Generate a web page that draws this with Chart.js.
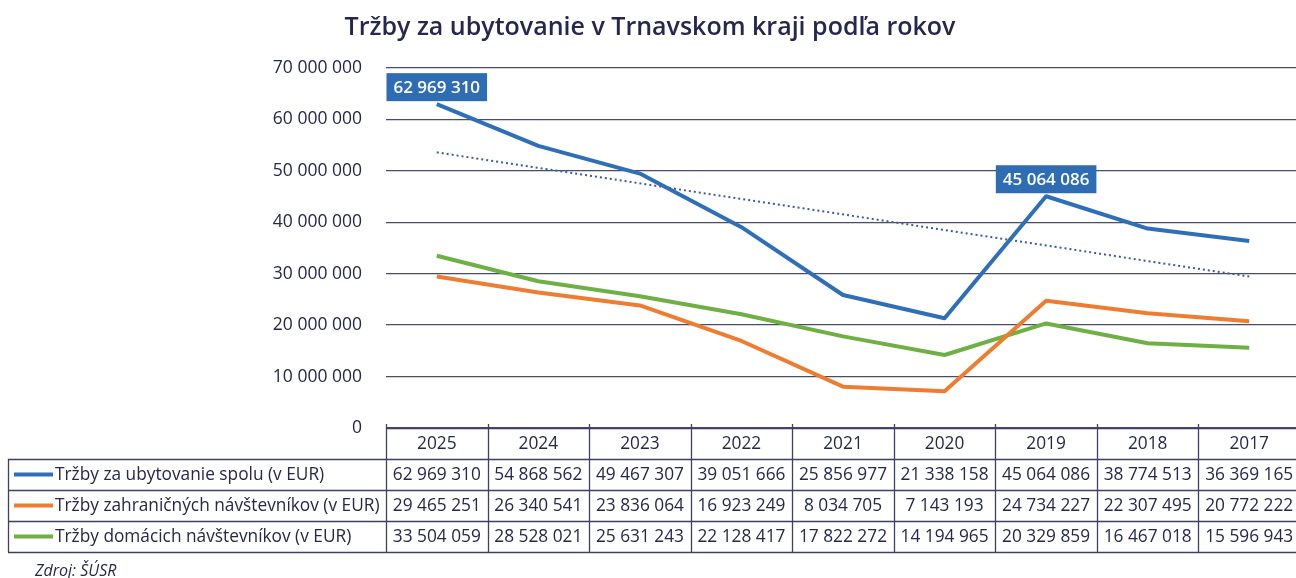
<!DOCTYPE html>
<html lang="sk">
  <head>
    <meta charset="UTF-8" />
    <title>Tržby za ubytovanie v Trnavskom kraji</title>
    <script src="https://cdn.jsdelivr.net/npm/chart.js"></script>
    <style>
      html, body { margin: 0; padding: 0; background: #fff; overflow: hidden; }
      #wrap { width: 1302px; height: 578px; }
    </style>
  </head>
  <body>
    <div id="wrap"><canvas id="trzby" width="1302" height="578"></canvas></div>
    <script>
      // roky (kategórie na osi x)
      const years = ["2025", "2024", "2023", "2022", "2021", "2020", "2019", "2018", "2017"];

      // série
      const spolu = [62969310, 54868562, 49467307, 39051666, 25856977, 21338158, 45064086, 38774513, 36369165];
      const zahranicni = [29465251, 26340541, 23836064, 16923249, 8034705, 7143193, 24734227, 22307495, 20772222];
      const domaci = [33504059, 28528021, 25631243, 22128417, 17822272, 14194965, 20329859, 16467018, 15596943];

      // lineárny trend (odčítané z grafu)
      const trend = [53600000, null, null, null, null, null, null, null, 29450000];

      const seriesNames = [
        "Tržby za ubytovanie spolu (v EUR)",
        "Tržby zahraničných návštevníkov (v EUR)",
        "Tržby domácich návštevníkov (v EUR)",
      ];
      const seriesColors = ["#2f6fb9", "#ee7d31", "#6eb043"];

      // body s popiskom (indexy v sérii spolu)
      const labelled = [0, 6];

      const navy = "#25274f";
      const FONT = "'Open Sans', 'Noto Sans', sans-serif";

      const fmt = (v) => String(v).replace(/\B(?=(\d{3})+(?!\d))/g, " ");

      // tabuľka pod grafom + popisky
      const tablePlugin = {
        id: "dataTable",
        afterDatasetsDraw(chart) {
          const ctx = chart.ctx;
          const meta = chart.getDatasetMeta(0);
          ctx.save();
          ctx.font = "600 17px " + FONT;
          ctx.textAlign = "center";
          ctx.textBaseline = "middle";
          labelled.forEach((i) => {
            const pt = meta.data[i];
            const txt = fmt(spolu[i]);
            const w = ctx.measureText(txt).width + 14;
            const h = 28;
            const bx = pt.x - w / 2;
            const by = pt.y - 3 - h;
            ctx.fillStyle = "#2e6db4";
            ctx.fillRect(bx, by, w, h);
            ctx.fillStyle = "#fff";
            ctx.fillText(txt, pt.x, by + h / 2 + 1);
          });
          ctx.restore();
        },
        afterDraw(chart) {
          const ctx = chart.ctx;
          const x = chart.scales.x;
          const area = chart.chartArea;
          const colW = x.getPixelForValue(1) - x.getPixelForValue(0);
          const left = 8;
          const top = area.bottom;
          const rowH = 31;
          const right = x.getPixelForValue(years.length - 1) + colW / 2;
          const rowsAll = [spolu, zahranicni, domaci];

          ctx.save();
          ctx.strokeStyle = "#3d3f68";
          ctx.lineWidth = 1.3;

          // horizontálne čiary
          ctx.beginPath();
          ctx.moveTo(area.left, top + 0.5);
          ctx.lineTo(right, top + 0.5);
          for (let r = 1; r <= 4; r++) {
            const y = Math.round(top + r * rowH) + 0.5;
            ctx.moveTo(left, y);
            ctx.lineTo(right, y);
          }
          // vertikálne čiary
          ctx.moveTo(left + 0.5, top + rowH);
          ctx.lineTo(left + 0.5, top + 4 * rowH);
          for (let i = 0; i <= years.length; i++) {
            const xe = Math.round(x.getPixelForValue(i) - colW / 2) + 0.5;
            ctx.moveTo(xe, top - 4);
            ctx.lineTo(xe, top + 4 * rowH);
          }
          ctx.stroke();

          ctx.fillStyle = navy;
          ctx.font = "17.3px " + FONT;
          ctx.textBaseline = "middle";
          ctx.textAlign = "center";
          years.forEach((yr, i) => {
            const cx = x.getPixelForValue(i);
            ctx.fillText(yr, cx, top + rowH / 2 + 1);
            rowsAll.forEach((s, r) => {
              ctx.fillText(fmt(s[i]), cx, top + (r + 1.5) * rowH + 1);
            });
          });

          ctx.textAlign = "left";
          seriesNames.forEach((name, r) => {
            const cy = top + (r + 1.5) * rowH;
            ctx.strokeStyle = seriesColors[r];
            ctx.lineWidth = 4;
            ctx.beginPath();
            ctx.moveTo(14, cy);
            ctx.lineTo(53, cy);
            ctx.stroke();
            ctx.fillStyle = navy;
            ctx.fillText(name, 55, cy + 1);
          });

          ctx.font = "italic 16px " + FONT;
          ctx.fillText("Zdroj: ŠÚSR", 35, 571);
          ctx.restore();
        },
      };

      new Chart(document.getElementById("trzby"), {
        type: "line",
        data: {
          labels: years,
          datasets: [
            {
              label: seriesNames[0],
              data: spolu,
              borderColor: seriesColors[0],
              borderWidth: 4,
            },
            {
              label: seriesNames[1],
              data: zahranicni,
              borderColor: seriesColors[1],
              borderWidth: 4,
            },
            {
              label: seriesNames[2],
              data: domaci,
              borderColor: seriesColors[2],
              borderWidth: 4,
            },
            {
              label: "Lineárny trend",
              data: trend,
              spanGaps: true,
              borderColor: "#3a5aa8",
              borderWidth: 2,
              borderDash: [2, 3],
            },
          ],
        },
        options: {
          responsive: false,
          animation: false,
          elements: {
            point: { radius: 0 },
            line: { tension: 0, borderJoinStyle: "round", borderCapStyle: "butt" },
          },
          layout: { padding: { top: 0, left: 0, right: 2, bottom: 150 } },
          scales: {
            x: {
              type: "category",
              offset: true,
              display: false,
            },
            y: {
              min: 0,
              max: 70000000,
              afterFit: (s) => { s.width = 386; },
              border: { display: false },
              grid: { color: "#4a4c68", lineWidth: 1.3, drawTicks: false },
              ticks: {
                stepSize: 10000000,
                padding: 24,
                color: navy,
                font: { family: FONT, size: 17.5, weight: "500" },
                callback: (v) => fmt(v),
              },
            },
          },
          plugins: {
            legend: { display: false },
            tooltip: { enabled: false },
            title: {
              display: true,
              text: "Tržby za ubytovanie v Trnavskom kraji podľa rokov",
              color: navy,
              font: { family: FONT, size: 25, weight: "600" },
              padding: { top: 13, bottom: 25 },
            },
          },
        },
        plugins: [tablePlugin],
      });
    </script>
  </body>
</html>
☆ ☆ ☆ ☆ ☆ ☆ ☆
## DIRECTION
Go through the listing above and write it all out exactly, leaving out any picture.

## REPLY TO THE TASK
Generate a web page that draws this with Chart.js.
<!DOCTYPE html>
<html lang="sk">
  <head>
    <meta charset="UTF-8" />
    <title>Tržby za ubytovanie v Trnavskom kraji</title>
    <script src="https://cdn.jsdelivr.net/npm/chart.js"></script>
    <style>
      html, body { margin: 0; padding: 0; background: #fff; overflow: hidden; }
      #wrap { width: 1302px; height: 578px; }
    </style>
  </head>
  <body>
    <div id="wrap"><canvas id="trzby" width="1302" height="578"></canvas></div>
    <script>
      // roky (kategórie na osi x)
      const years = ["2025", "2024", "2023", "2022", "2021", "2020", "2019", "2018", "2017"];

      // série
      const spolu = [62969310, 54868562, 49467307, 39051666, 25856977, 21338158, 45064086, 38774513, 36369165];
      const zahranicni = [29465251, 26340541, 23836064, 16923249, 8034705, 7143193, 24734227, 22307495, 20772222];
      const domaci = [33504059, 28528021, 25631243, 22128417, 17822272, 14194965, 20329859, 16467018, 15596943];

      // lineárny trend (odčítané z grafu)
      const trend = [53600000, null, null, null, null, null, null, null, 29450000];

      const seriesNames = [
        "Tržby za ubytovanie spolu (v EUR)",
        "Tržby zahraničných návštevníkov (v EUR)",
        "Tržby domácich návštevníkov (v EUR)",
      ];
      const seriesColors = ["#2f6fb9", "#ee7d31", "#6eb043"];

      // body s popiskom (indexy v sérii spolu)
      const labelled = [0, 6];

      const navy = "#25274f";
      const FONT = "'Open Sans', 'Noto Sans', sans-serif";

      const fmt = (v) => String(v).replace(/\B(?=(\d{3})+(?!\d))/g, " ");

      // tabuľka pod grafom + popisky
      const tablePlugin = {
        id: "dataTable",
        afterDatasetsDraw(chart) {
          const ctx = chart.ctx;
          const meta = chart.getDatasetMeta(0);
          ctx.save();
          ctx.font = "600 17px " + FONT;
          ctx.textAlign = "center";
          ctx.textBaseline = "middle";
          labelled.forEach((i) => {
            const pt = meta.data[i];
            const txt = fmt(spolu[i]);
            const w = ctx.measureText(txt).width + 14;
            const h = 28;
            const bx = pt.x - w / 2;
            const by = pt.y - 3 - h;
            ctx.fillStyle = "#2e6db4";
            ctx.fillRect(bx, by, w, h);
            ctx.fillStyle = "#fff";
            ctx.fillText(txt, pt.x, by + h / 2 + 1);
          });
          ctx.restore();
        },
        afterDraw(chart) {
          const ctx = chart.ctx;
          const x = chart.scales.x;
          const area = chart.chartArea;
          const colW = x.getPixelForValue(1) - x.getPixelForValue(0);
          const left = 8;
          const top = area.bottom;
          const rowH = 31;
          const right = x.getPixelForValue(years.length - 1) + colW / 2;
          const rowsAll = [spolu, zahranicni, domaci];

          ctx.save();
          ctx.strokeStyle = "#3d3f68";
          ctx.lineWidth = 1.3;

          // horizontálne čiary
          ctx.beginPath();
          ctx.moveTo(area.left, top + 0.5);
          ctx.lineTo(right, top + 0.5);
          for (let r = 1; r <= 4; r++) {
            const y = Math.round(top + r * rowH) + 0.5;
            ctx.moveTo(left, y);
            ctx.lineTo(right, y);
          }
          // vertikálne čiary
          ctx.moveTo(left + 0.5, top + rowH);
          ctx.lineTo(left + 0.5, top + 4 * rowH);
          for (let i = 0; i <= years.length; i++) {
            const xe = Math.round(x.getPixelForValue(i) - colW / 2) + 0.5;
            ctx.moveTo(xe, top - 4);
            ctx.lineTo(xe, top + 4 * rowH);
          }
          ctx.stroke();

          ctx.fillStyle = navy;
          ctx.font = "17.3px " + FONT;
          ctx.textBaseline = "middle";
          ctx.textAlign = "center";
          years.forEach((yr, i) => {
            const cx = x.getPixelForValue(i);
            ctx.fillText(yr, cx, top + rowH / 2 + 1);
            rowsAll.forEach((s, r) => {
              ctx.fillText(fmt(s[i]), cx, top + (r + 1.5) * rowH + 1);
            });
          });

          ctx.textAlign = "left";
          seriesNames.forEach((name, r) => {
            const cy = top + (r + 1.5) * rowH;
            ctx.strokeStyle = seriesColors[r];
            ctx.lineWidth = 4;
            ctx.beginPath();
            ctx.moveTo(14, cy);
            ctx.lineTo(53, cy);
            ctx.stroke();
            ctx.fillStyle = navy;
            ctx.fillText(name, 55, cy + 1);
          });

          ctx.font = "italic 16px " + FONT;
          ctx.fillText("Zdroj: ŠÚSR", 35, 571);
          ctx.restore();
        },
      };

      new Chart(document.getElementById("trzby"), {
        type: "line",
        data: {
          labels: years,
          datasets: [
            {
              label: seriesNames[0],
              data: spolu,
              borderColor: seriesColors[0],
              borderWidth: 4,
            },
            {
              label: seriesNames[1],
              data: zahranicni,
              borderColor: seriesColors[1],
              borderWidth: 4,
            },
            {
              label: seriesNames[2],
              data: domaci,
              borderColor: seriesColors[2],
              borderWidth: 4,
            },
            {
              label: "Lineárny trend",
              data: trend,
              spanGaps: true,
              borderColor: "#3a5aa8",
              borderWidth: 2,
              borderDash: [2, 3],
            },
          ],
        },
        options: {
          responsive: false,
          animation: false,
          elements: {
            point: { radius: 0 },
            line: { tension: 0, borderJoinStyle: "round", borderCapStyle: "butt" },
          },
          layout: { padding: { top: 0, left: 0, right: 2, bottom: 150 } },
          scales: {
            x: {
              type: "category",
              offset: true,
              display: false,
            },
            y: {
              min: 0,
              max: 70000000,
              afterFit: (s) => { s.width = 386; },
              border: { display: false },
              grid: { color: "#4a4c68", lineWidth: 1.3, drawTicks: false },
              ticks: {
                stepSize: 10000000,
                padding: 24,
                color: navy,
                font: { family: FONT, size: 17.5, weight: "500" },
                callback: (v) => fmt(v),
              },
            },
          },
          plugins: {
            legend: { display: false },
            tooltip: { enabled: false },
            title: {
              display: true,
              text: "Tržby za ubytovanie v Trnavskom kraji podľa rokov",
              color: navy,
              font: { family: FONT, size: 25, weight: "600" },
              padding: { top: 13, bottom: 25 },
            },
          },
        },
        plugins: [tablePlugin],
      });
    </script>
  </body>
</html>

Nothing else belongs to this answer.